Wiwaha dalam agama Hindu dipandang sebagai suatu yang amat mulia. Dalam Manawa Dharmasastra dijelaskan bahwa Wiwaha itu bersifat sakral yang hukumnya bersifat wajib, dalam artian harus dilakukan oleh seseorang yang dialami normal sebagai suatu kewajiban dalam hidupnya. Penderitaan yang dialami oleh seseorang demikian pula oleh para leluhur akan dapat dikurangi bila memiliki keturunan. Penebusan dosa seseorang akan dapat dilakukan oleh keturunannya seperti dijelaskan dalam ceritera/Itihasa.

2. 2 TUJUAN WIWAHA
Tujuan utama dari wiwaha adalah untuk memperoleh keturunan/sentana terutama yang Suputra. Suputra sebenarnya berarti anak yang mulia yang mampu menyebrangkan orang tuanya dari neraka ke surga. Seorang suputra dengan sikapnya yang mulia mampu mengangkat derajat dan martabat orang tuanya. Mengenai keutamaan suputra dijelaskan dalam kitab Nitisastra berikut :
Orang yang mampu membuat seratus sumur masih kalah keutamaannya dibandingkan dengan orang yang mampu membuat satu waduk, orang yang mampu membuat seratus waduk kalah keutamaanya dibandingkan oleh orang yang mampu membuat satu yadnya secara tulus ikhlas, dan orang yang mampu membuat seratus yadnya masih kalah keutamaanya dibandingkan dengan orang yang mampu melahirkan seorang anak yang saputra. Demikian keutamaan seorang anak yang saputra.
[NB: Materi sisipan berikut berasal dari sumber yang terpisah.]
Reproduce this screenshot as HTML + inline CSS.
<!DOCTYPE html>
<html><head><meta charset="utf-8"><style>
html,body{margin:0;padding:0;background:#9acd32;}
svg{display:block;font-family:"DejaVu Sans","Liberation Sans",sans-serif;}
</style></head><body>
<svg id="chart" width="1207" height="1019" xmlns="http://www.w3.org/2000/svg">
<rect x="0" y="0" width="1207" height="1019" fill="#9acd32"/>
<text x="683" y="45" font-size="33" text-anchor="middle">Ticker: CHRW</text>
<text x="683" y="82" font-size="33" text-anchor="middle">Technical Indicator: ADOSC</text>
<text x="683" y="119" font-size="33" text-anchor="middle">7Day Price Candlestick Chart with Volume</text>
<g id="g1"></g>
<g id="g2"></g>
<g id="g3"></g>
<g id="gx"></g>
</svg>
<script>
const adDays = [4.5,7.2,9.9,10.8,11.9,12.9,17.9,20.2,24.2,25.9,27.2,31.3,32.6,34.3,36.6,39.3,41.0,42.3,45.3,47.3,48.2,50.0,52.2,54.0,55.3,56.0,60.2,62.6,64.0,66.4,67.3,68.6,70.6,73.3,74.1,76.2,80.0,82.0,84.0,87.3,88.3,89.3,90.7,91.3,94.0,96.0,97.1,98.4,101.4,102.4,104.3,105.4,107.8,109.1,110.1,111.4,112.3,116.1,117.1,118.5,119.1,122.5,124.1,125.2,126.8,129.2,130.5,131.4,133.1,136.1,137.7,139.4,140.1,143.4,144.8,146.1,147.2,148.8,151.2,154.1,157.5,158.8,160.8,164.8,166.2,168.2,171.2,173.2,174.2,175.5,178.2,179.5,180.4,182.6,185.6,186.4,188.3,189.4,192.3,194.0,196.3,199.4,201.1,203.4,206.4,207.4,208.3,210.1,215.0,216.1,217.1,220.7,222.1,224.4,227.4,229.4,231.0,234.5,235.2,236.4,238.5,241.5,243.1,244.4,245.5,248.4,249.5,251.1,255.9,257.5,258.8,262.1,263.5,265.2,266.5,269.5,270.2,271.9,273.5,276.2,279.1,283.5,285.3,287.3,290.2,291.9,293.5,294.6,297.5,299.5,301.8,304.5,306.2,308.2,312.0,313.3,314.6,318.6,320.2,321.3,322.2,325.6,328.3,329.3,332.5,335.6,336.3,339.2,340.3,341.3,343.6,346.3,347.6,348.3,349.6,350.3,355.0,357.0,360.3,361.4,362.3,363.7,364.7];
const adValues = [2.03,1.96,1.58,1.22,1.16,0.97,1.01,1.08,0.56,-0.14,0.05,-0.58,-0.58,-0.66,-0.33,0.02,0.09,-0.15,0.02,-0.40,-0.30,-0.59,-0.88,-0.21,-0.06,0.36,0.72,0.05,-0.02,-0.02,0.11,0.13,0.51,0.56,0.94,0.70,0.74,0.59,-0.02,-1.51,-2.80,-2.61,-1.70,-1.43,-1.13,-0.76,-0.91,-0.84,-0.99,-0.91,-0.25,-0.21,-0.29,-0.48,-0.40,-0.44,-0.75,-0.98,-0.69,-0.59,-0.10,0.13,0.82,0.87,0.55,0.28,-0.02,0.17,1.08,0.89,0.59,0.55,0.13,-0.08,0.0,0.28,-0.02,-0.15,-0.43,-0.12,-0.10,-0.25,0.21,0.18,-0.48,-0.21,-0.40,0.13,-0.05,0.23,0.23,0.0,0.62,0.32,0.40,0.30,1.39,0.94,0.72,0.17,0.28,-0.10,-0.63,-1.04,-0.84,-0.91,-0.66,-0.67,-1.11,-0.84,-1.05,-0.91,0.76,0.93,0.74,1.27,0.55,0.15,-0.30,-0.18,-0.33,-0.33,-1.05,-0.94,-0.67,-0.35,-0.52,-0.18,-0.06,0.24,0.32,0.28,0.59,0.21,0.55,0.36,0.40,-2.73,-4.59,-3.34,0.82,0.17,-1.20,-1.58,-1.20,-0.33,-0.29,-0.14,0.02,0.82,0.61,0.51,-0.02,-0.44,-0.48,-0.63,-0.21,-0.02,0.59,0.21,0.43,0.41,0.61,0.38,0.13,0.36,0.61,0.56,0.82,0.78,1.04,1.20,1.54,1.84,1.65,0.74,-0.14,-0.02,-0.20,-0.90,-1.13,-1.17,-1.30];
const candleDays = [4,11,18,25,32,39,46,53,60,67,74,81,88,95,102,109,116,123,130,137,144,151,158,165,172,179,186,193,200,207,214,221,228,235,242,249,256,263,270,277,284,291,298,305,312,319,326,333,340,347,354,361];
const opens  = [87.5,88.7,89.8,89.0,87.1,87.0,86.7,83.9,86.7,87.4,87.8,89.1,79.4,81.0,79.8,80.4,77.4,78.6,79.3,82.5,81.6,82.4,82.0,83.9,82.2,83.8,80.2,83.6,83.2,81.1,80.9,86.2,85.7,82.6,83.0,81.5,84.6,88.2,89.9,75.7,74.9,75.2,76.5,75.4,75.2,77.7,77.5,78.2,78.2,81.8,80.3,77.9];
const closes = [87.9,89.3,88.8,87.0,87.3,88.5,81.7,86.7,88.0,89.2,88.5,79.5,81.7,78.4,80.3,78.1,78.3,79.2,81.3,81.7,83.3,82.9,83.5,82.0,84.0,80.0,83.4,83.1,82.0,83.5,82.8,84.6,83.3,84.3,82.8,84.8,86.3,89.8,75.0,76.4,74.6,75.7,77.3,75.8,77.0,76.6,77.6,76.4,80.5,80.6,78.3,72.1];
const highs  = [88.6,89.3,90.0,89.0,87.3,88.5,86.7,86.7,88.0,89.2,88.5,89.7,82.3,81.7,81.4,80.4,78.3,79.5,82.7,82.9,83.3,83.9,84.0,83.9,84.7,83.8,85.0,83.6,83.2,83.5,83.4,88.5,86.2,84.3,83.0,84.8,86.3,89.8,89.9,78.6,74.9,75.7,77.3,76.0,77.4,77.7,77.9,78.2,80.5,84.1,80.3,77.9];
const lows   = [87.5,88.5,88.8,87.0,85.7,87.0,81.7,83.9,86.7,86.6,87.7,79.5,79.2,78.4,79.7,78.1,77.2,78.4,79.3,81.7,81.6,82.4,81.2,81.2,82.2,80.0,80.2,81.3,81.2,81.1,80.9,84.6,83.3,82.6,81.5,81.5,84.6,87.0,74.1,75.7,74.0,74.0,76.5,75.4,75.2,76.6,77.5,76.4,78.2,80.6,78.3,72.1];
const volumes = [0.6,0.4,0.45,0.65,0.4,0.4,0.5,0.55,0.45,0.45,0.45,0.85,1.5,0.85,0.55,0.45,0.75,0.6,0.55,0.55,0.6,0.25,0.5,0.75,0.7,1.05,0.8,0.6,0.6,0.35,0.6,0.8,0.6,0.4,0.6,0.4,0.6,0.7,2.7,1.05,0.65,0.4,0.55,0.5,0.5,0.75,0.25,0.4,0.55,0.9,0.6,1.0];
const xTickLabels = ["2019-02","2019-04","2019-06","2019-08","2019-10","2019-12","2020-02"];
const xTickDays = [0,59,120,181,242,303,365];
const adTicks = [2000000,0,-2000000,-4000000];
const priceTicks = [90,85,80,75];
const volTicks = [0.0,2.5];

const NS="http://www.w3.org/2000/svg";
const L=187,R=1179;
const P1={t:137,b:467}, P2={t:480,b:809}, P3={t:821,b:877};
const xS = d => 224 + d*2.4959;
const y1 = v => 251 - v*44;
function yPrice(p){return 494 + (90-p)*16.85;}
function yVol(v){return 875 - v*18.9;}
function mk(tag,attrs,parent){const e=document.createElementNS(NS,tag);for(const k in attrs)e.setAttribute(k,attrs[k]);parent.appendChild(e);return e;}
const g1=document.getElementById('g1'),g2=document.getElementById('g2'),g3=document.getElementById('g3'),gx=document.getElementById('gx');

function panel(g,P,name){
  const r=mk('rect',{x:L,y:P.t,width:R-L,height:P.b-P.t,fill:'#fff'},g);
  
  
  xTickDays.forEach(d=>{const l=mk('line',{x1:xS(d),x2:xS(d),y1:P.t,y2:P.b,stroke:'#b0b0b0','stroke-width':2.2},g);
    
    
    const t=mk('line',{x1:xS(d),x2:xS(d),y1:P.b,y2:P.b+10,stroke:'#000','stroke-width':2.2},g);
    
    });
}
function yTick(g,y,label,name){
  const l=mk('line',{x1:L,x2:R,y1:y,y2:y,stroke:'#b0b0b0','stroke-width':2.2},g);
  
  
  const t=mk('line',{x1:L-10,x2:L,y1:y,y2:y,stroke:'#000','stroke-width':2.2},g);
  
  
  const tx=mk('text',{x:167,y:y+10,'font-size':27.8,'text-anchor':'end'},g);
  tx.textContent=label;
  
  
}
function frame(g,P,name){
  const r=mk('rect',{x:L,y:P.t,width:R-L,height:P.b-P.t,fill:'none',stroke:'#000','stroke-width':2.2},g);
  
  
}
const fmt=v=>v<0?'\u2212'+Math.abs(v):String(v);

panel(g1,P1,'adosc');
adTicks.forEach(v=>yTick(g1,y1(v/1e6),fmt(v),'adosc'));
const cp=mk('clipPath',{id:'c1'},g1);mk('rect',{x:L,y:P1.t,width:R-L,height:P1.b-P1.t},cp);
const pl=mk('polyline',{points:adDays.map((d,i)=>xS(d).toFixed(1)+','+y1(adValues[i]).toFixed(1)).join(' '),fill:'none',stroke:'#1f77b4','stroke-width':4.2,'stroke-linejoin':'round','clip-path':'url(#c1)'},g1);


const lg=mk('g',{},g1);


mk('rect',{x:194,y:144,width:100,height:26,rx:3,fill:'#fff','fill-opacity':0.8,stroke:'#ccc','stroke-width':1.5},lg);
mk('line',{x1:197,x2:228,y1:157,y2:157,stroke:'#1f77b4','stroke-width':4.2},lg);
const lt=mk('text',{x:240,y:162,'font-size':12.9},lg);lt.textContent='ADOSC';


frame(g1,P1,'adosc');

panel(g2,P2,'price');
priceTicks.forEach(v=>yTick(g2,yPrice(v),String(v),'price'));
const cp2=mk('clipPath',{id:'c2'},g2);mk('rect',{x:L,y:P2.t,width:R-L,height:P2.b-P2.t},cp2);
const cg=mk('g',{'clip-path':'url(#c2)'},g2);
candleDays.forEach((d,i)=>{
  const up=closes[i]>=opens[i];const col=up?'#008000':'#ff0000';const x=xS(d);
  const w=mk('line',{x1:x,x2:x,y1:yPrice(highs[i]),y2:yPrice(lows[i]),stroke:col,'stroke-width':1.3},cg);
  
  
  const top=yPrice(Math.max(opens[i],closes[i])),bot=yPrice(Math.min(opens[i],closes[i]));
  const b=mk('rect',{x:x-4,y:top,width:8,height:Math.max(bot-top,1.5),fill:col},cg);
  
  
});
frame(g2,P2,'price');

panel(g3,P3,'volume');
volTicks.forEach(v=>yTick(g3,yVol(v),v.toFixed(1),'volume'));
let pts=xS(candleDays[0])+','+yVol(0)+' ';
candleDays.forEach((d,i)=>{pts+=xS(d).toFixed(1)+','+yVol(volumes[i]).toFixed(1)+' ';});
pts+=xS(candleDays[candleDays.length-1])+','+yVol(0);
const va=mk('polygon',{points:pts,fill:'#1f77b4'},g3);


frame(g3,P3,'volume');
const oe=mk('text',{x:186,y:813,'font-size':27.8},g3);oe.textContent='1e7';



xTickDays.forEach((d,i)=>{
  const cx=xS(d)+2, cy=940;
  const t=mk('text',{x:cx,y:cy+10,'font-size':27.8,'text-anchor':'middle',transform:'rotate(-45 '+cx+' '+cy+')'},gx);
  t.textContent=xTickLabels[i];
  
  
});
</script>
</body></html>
Lebih jauh dijelaskan oleh Manawa Dharmasastra bahwa wiwaha itu disamakan dengan Samskara yang menempatkan kedudukan pernikahan sebagai lembaga yang memiliki keterkaitan yang erat dengan Agama Hindu. Oleh karena itu semua persyaratan yang ditentukan hendaknya dipatuhi oleh umat Hindu.
Dalam upacara Manusia Yadnya, wiwaha Samskara (Upacara Pernikahan) dipandang merupakan puncak dari upacara Manusa Yadnya, yang harus dilakukan oleh seseorang dalam hidupnya. Wiwaha bertujuan untuk membayar hutang kepada orang tua atau Leluhur, maka itu disamakan dengan Dharma.
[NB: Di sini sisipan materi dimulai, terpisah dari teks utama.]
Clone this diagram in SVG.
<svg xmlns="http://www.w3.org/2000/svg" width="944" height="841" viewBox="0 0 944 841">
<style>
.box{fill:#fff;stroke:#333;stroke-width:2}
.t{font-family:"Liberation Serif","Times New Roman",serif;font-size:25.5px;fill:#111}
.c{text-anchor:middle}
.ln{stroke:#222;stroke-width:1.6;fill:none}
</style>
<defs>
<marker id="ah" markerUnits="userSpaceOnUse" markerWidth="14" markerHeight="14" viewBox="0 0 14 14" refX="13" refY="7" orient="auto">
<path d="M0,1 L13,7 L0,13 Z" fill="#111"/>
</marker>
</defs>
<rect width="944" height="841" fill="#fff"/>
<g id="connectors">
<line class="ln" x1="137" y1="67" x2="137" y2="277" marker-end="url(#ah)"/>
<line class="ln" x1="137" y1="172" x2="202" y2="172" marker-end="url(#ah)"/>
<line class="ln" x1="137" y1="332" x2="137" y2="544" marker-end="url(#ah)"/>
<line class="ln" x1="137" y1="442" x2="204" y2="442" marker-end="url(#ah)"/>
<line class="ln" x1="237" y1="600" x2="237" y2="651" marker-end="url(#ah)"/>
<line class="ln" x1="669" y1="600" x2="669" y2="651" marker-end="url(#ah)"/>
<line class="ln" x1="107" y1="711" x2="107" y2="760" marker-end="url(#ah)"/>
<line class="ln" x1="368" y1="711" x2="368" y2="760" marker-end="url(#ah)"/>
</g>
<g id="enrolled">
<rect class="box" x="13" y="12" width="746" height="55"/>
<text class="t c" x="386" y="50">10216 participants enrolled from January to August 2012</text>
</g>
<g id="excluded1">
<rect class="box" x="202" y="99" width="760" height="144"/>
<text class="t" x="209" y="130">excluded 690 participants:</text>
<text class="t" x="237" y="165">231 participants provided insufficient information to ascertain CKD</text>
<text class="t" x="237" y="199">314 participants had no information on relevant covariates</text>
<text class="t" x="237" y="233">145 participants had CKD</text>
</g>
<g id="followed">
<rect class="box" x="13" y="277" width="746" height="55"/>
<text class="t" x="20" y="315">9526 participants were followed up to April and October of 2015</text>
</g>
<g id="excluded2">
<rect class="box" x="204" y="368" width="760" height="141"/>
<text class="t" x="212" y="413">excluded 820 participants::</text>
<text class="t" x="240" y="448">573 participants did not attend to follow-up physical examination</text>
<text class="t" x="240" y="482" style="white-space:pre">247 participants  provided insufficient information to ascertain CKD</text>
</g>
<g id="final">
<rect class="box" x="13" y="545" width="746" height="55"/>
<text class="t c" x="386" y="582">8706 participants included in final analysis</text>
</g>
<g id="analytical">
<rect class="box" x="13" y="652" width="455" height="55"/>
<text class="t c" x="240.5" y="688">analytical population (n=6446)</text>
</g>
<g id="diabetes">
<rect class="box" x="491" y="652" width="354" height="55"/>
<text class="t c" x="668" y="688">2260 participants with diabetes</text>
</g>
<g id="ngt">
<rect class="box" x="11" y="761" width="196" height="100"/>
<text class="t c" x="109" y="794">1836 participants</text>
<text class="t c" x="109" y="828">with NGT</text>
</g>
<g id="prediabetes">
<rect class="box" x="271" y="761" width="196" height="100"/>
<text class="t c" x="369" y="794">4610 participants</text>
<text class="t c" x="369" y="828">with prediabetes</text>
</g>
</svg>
Wiwaha Samskara diabadikan berdasarkan Weda, karena ia merupakan salah satu sarira samskara atau penyucian diri melalui pernikahan. Sehubungan dengan itu Manawa Dharmasastra menjelaskan bahwa untuk menjadikan bapak dan ibu maka diciptakanlah wanita dan pria oleh Tuhan, dan karena itu Weda akan diabadikan oleh Dharma yang harus dilaksanakan oleh pria dan wanita sebagai suami istri.
Dalam berumah tangga ada beberapa kewajiban yang perlu dilaksanakan yaitu :
1 Melanjutkan keturunan
2. Membina rumah tangga
3. Bermasyarakat
4. Melaksanakan Panca Yadnya

2. 3 SYARAT-SYARAT WIWAHA
Upacara Wiwaha (Pernikahan) adalah suatu Samskara dan merupakan lembaga yang tidak terpisah dari hukum Agama (Dharma). Menurut ajaran agama Hindu, sah atau tidaknya suatu pernikahan terkait dengan sesuai atau tidak dengan persyaratan yang ada dalam agama. Suatu pernikahan dianggap sah menurut Hindu adalah, sebagai berikut :
1.      Pernikahan dikatakan sah apabila dilakukan menurut ketentuan Hukum Hindu.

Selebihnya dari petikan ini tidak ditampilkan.